The most common questions people have before deciding whether to pay for LinkedIn Premium.
No. LinkedIn's content distribution algorithm treats Premium and free accounts identically. Paying for any Premium tier does not give your posts more reach, a better feed placement, or any amplification advantage. The algorithm rewards early engagement and content quality regardless of subscription status.
Approximate monthly costs in 2026: Career is around $40/month, Business is around $70/month, Sales Navigator Core is around $100/month, and Recruiter Lite is around $170/month. LinkedIn occasionally runs promotional pricing and offers a one-month free trial for most tiers. Annual billing typically saves 20 to 25 percent versus monthly.
It depends on your outbound volume. If you are manually reaching 30 or more qualified prospects per week, Sales Navigator pays for itself within 1 to 2 months through time saved on research and higher InMail response rates. If you are doing fewer than 10 outbound reaches per week, the free plan is sufficient.
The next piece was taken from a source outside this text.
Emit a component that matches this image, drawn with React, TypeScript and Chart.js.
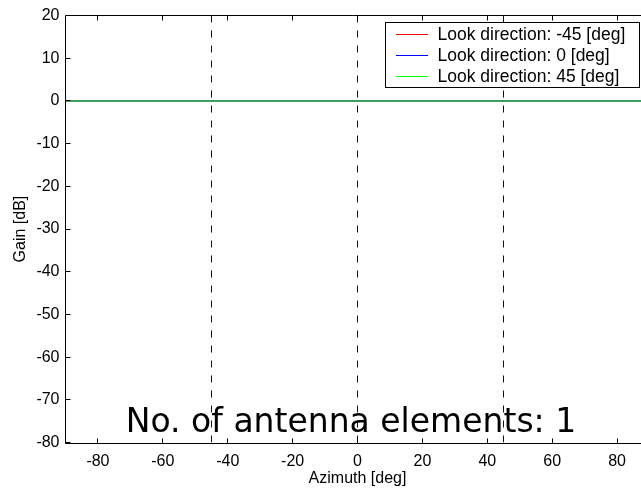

Yes. LinkedIn Premium is a recurring subscription you can cancel at any time from your account settings. If you are on a monthly plan, you retain Premium access until the end of the current billing period. Annual plans may offer a prorated refund depending on timing and your region.
Sales Navigator is a separate product with its own interface, 50 InMail credits per month, advanced lead and account search, buyer intent signals, and CRM integrations. Premium Business is a lighter tier with 15 InMail credits and basic company insights. For anyone doing serious B2B prospecting, Sales Navigator is substantially more powerful despite costing more.
Probably not. The Career tier shines when you are actively applying for roles and want applicant insights plus direct InMail access to recruiters. Passive job seekers who simply want to keep their profile visible are better served by keeping their free profile optimized and posting consistently, which recruiters can still find via LinkedIn Recruiter search.